In an effort to be topical this month I started writing an article on the financial crisis. I began writing on the day that the stock market rose 17% in one day. According to the commentators, it was the largest daily rise in 20 years. On the radio it said it was the largest rise in 30 years, and in the following days paper it said it was the largest rise since the war. Though commentators suggested that we were heading for a tough year or so they also suggested the ‘decisive action’ of pumping a couple of zillion pounds in to prop up the banks (ie nationalize them) was the correct thing and it would oil the financial system. I started writing about hope.

The day after that, the stock market dropped 11% and was the biggest daily drop since a) 20 years ago, b) 30 years ago, or c) the last time. Iceland is supposedly bankrupt. As are half the councils in Britain – who all seemed to have put their (ie our) money into Icelandic banks.

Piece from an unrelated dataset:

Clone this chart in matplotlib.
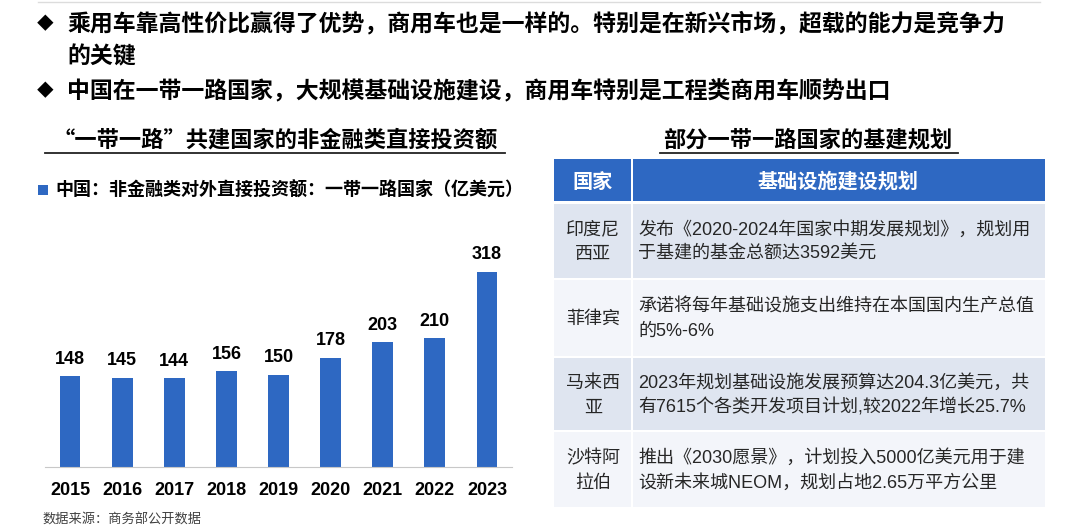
import matplotlib
matplotlib.use("Agg")
import matplotlib.pyplot as plt
from matplotlib.patches import Rectangle

plt.rcParams["font.family"] = ["Liberation Sans", "Noto Sans CJK SC", "DejaVu Sans"]
CJK = ["Noto Sans CJK SC", "DejaVu Sans"]
MIX = ["Liberation Sans", "Noto Sans CJK SC", "DejaVu Sans"]

# ---- 数据 ----
years = ["2015", "2016", "2017", "2018", "2019", "2020", "2021", "2022", "2023"]
invest = [148, 145, 144, 156, 150, 178, 203, 210, 318]

bullets = ["乘用车靠高性价比赢得了优势，商用车也是一样的。特别是在新兴市场，超载的能力是竞争力\n的关键",
           "中国在一带一路国家，大规模基础设施建设，商用车特别是工程类商用车顺势出口"]
left_title = "“一带一路”共建国家的非金融类直接投资额"
right_title = "部分一带一路国家的基建规划"
legend_label = "中国：非金融类对外直接投资额：一带一路国家（亿美元）"
source = "数据来源：商务部公开数据"

table_head = ["国家", "基础设施建设规划"]
countries = ["印度尼\n西亚", "菲律宾", "马来西\n亚", "沙特阿\n拉伯"]
plans = ["发布《2020-2024年国家中期发展规划》，规划用\n于基建的基金总额达3592美元",
         "承诺将每年基础设施支出维持在本国国内生产总值\n的5%-6%",
         "2023年规划基础设施发展预算达204.3亿美元，共\n有7615个各类开发项目计划,较2022年增长25.7%",
         "推出《2030愿景》，计划投入5000亿美元用于建\n设新未来城NEOM，规划占地2.65万平方公里"]

BLUE = "#2e68c2"
W, H = 1078, 532

fig = plt.figure(figsize=(W / 100, H / 100), dpi=100)
bg = fig.add_axes([0, 0, 1, 1])
bg.set_xlim(0, W); bg.set_ylim(H, 0); bg.axis("off")

# 顶部细线
bg.plot([38, 1040], [2, 2], color="#dcdcdc", lw=1)

# 要点
for y in [25, 92]:
    bg.text(45, y, "◆", family=CJK, fontsize=12, ha="center", va="center", color="black")
for y, t in zip([40, 92], bullets):
    bg.text(67, y, t, family=CJK, fontsize=16.5, weight="bold", ha="left", va="center",
            color="black", linespacing=1.6)

# 小标题 + 下划线
bg.text(275, 140, left_title, family=CJK, fontsize=16, weight="bold", ha="center", va="center")
bg.plot([45, 505], [153, 153], color="#222222", lw=1.3)
bg.text(808, 140, right_title, family=CJK, fontsize=16, weight="bold", ha="center", va="center")
bg.plot([660, 958], [153, 153], color="#222222", lw=1.3)

# 图例
bg.add_patch(Rectangle((38, 185), 10, 10, color=BLUE, lw=0))
bg.text(55, 190, legend_label, family=CJK, fontsize=13, weight="bold", ha="left", va="center")

# 数据来源
bg.text(42, 520, source, family=CJK, fontsize=9.5, ha="left", va="center", color="#404040")

# ---- 柱状图 ----
base_y, top_y, x0, x1 = 466.7, 220, 45, 512
ax = fig.add_axes([x0 / W, (H - base_y) / H, (x1 - x0) / W, (base_y - top_y) / H])
ax.patch.set_alpha(0)
ax.bar(range(len(years)), invest, width=0.4, color=BLUE)
ax.set_xlim(-0.48, len(years) - 0.52)
ax.set_ylim(0, (base_y - top_y) / 0.613)
for i, v in enumerate(invest):
    ax.annotate(str(v), (i, v), xytext=(0, 6), textcoords="offset points", ha="center",
                va="bottom", fontsize=13, weight="bold", family=MIX)
ax.set_xticks(range(len(years)))
ax.set_xticklabels(years, fontsize=13, weight="bold")
ax.tick_params(axis="x", length=0, pad=11)
ax.set_yticks([])
for s in ("left", "right", "top"):
    ax.spines[s].set_visible(False)
ax.spines["bottom"].set_color("#c8c8c8")

# ---- 表格 ----
c0, c1, c2 = 554, 632, 1045
rows = [(204, 278), (280, 356), (358, 430), (432, 507)]
row_colors = ["#dfe5f0", "#f3f5fa", "#dfe5f0", "#f3f5fa"]
bg.add_patch(Rectangle((c0, 159), c1 - 1 - c0, 42, color=BLUE, lw=0))
bg.add_patch(Rectangle((c1 + 1, 159), c2 - c1 - 1, 42, color=BLUE, lw=0))
bg.text((c0 + c1) / 2, 181, table_head[0], family=CJK, fontsize=14.5, weight="bold",
        color="white", ha="center", va="center")
bg.text((c1 + c2) / 2, 181, table_head[1], family=CJK, fontsize=14.5, weight="bold",
        color="white", ha="center", va="center")
for (ya, yb), col, cn, pl in zip(rows, row_colors, countries, plans):
    bg.add_patch(Rectangle((c0, ya), c1 - 1 - c0, yb - ya, color=col, lw=0))
    bg.add_patch(Rectangle((c1 + 1, ya), c2 - c1 - 1, yb - ya, color=col, lw=0))
    ym = (ya + yb) / 2 + 1
    bg.text((c0 + c1) / 2, ym, cn, family=CJK, fontsize=13, color="#262626",
            ha="center", va="center", linespacing=1.5)
    bg.text(638, ym, pl, family=MIX, fontsize=13, color="#262626",
            ha="left", va="center", linespacing=1.5)

fig.savefig("out.png", dpi=100)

I started an unsatisfactory rewriting of the article along the theme of putting our faith in God not things of this world.

It was only a week or so before this that, with the world’s media giving a blow by blow account, the US congress finally agreed to pump $700 billion into the financial system as ‘the’ rescue plan, and commentators said it was a bold but necessary move. Within the week we have almost forgotten about it and the US government have come up with an even more expensive plan B, (similar to the UK governments Plan A) with a suggestion that we may need a plan C.

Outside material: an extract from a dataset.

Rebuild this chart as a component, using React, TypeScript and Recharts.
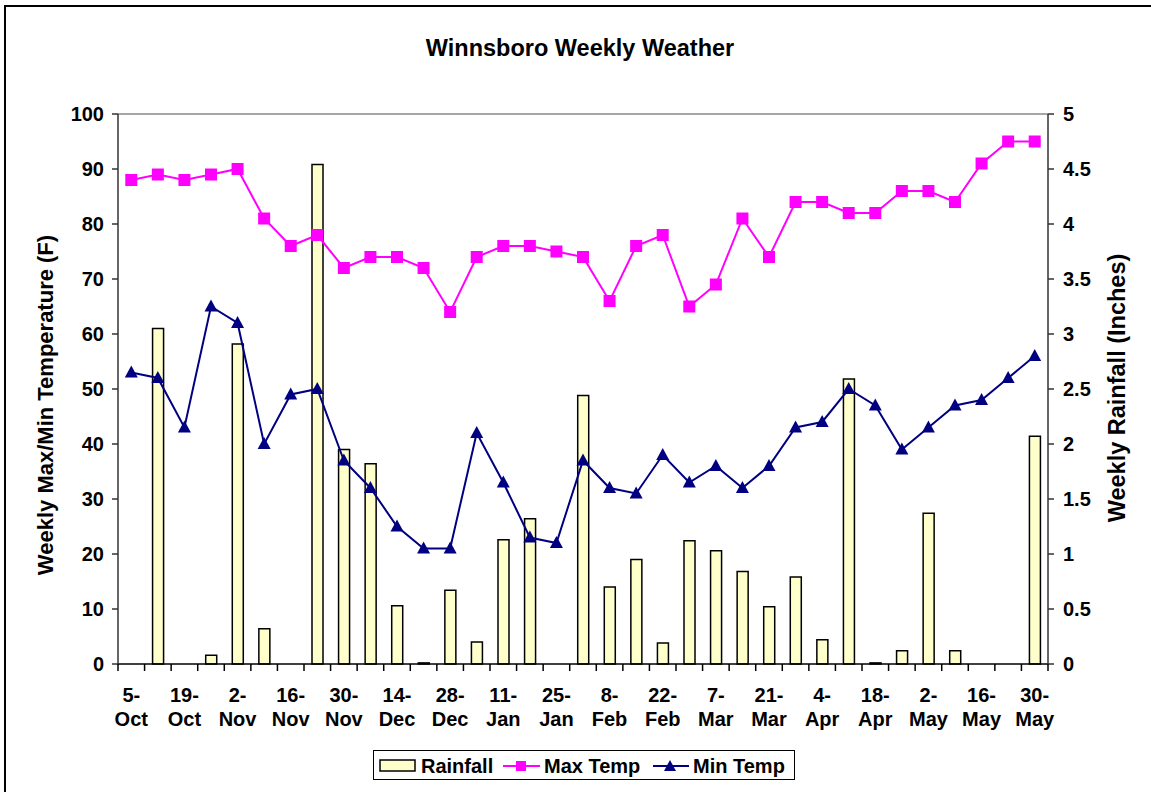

And by the time you read this article, a few weeks after it emailed it’s way to beat the magazine editor’s deadline, where will we be? Economists smiling and congratulating themselves that things will be OK in the long run? People jumping out of tall buildings in Canary Wharf as the next financial meltdown happens al la the Great Depression? (NB Though I’m reliably informed that this can not happen – you can not open a window in our modern air conditioned skyscrapers, so you can’t get out to jump.....)

With the monopoly money amounts of billions and trillions being thrown around, I guess the real impact only strikes home if you are one of those who has already ‘taken a hit’. If you have lost your job, or can’t get a mortgage, or can’t afford to pay your food bills. It’s then that the esoteric workings of the financial system really mean something – it’s your job, your house, your meals that are threatened.

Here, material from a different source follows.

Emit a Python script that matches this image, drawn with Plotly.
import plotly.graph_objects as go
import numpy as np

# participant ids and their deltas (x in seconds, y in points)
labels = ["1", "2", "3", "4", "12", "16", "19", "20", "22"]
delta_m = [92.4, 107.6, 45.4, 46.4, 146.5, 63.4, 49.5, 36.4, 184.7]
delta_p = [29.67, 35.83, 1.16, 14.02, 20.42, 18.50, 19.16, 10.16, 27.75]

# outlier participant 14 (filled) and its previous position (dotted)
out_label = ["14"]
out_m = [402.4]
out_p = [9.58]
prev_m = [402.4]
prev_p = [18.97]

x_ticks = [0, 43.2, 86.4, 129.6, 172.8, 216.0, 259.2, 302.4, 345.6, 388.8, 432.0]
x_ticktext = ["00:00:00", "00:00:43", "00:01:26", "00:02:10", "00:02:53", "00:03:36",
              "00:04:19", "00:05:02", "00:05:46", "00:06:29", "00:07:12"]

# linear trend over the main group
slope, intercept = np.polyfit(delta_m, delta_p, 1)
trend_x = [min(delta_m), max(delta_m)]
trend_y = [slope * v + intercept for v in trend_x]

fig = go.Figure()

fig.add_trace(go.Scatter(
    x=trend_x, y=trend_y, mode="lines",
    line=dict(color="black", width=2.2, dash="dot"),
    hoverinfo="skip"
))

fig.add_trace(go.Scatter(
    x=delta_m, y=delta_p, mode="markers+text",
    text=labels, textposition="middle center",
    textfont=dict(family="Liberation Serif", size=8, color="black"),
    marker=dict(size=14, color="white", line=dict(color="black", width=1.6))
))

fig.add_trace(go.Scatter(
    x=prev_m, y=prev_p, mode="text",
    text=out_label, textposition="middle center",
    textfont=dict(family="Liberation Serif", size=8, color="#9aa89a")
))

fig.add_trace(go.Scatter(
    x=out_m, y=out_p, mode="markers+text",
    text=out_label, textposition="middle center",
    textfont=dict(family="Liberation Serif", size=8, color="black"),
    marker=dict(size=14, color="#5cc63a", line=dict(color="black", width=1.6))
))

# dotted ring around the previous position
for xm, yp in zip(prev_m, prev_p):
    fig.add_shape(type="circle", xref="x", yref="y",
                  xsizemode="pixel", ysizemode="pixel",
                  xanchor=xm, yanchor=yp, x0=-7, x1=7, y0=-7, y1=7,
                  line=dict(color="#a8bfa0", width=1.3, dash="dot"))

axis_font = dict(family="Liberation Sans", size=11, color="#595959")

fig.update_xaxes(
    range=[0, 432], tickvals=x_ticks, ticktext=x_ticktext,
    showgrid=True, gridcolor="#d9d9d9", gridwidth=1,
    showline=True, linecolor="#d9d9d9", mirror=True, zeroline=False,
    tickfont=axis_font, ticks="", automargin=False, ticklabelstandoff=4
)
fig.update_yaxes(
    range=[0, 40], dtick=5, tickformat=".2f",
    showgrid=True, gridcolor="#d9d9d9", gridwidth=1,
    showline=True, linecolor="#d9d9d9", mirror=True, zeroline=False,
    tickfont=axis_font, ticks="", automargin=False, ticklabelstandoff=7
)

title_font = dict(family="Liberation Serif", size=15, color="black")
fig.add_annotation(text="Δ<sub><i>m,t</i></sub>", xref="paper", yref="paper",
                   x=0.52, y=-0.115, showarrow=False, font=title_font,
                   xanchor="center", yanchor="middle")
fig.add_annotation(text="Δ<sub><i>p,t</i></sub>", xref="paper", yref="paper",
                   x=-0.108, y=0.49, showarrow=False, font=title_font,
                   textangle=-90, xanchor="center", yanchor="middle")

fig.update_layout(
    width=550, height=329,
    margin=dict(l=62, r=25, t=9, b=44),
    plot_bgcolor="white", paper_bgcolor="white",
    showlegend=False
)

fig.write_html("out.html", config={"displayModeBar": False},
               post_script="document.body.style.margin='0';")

In times of crisis, it can be very easy to make wise pronouncements and give sound advise. If you are on the receiving end of the pronouncement and advice it never sounds so wise. Can I make a suggestion though? In all of the uncertainty and insecurity, remember the story told by Jesus of the two men who each built a house. One did so on sand, and when the crisis hit his life fell apart. The other had a deep and firm foundation. He still got hit by the storms and floods – but at the end his life was still intact.

For most of us, there is little guarantee of jobs, housing, or food that we like. But there is a guarantee that if we truly know God as revealed in Jesus and place our trust in him we will be there in the end. For He is there with us.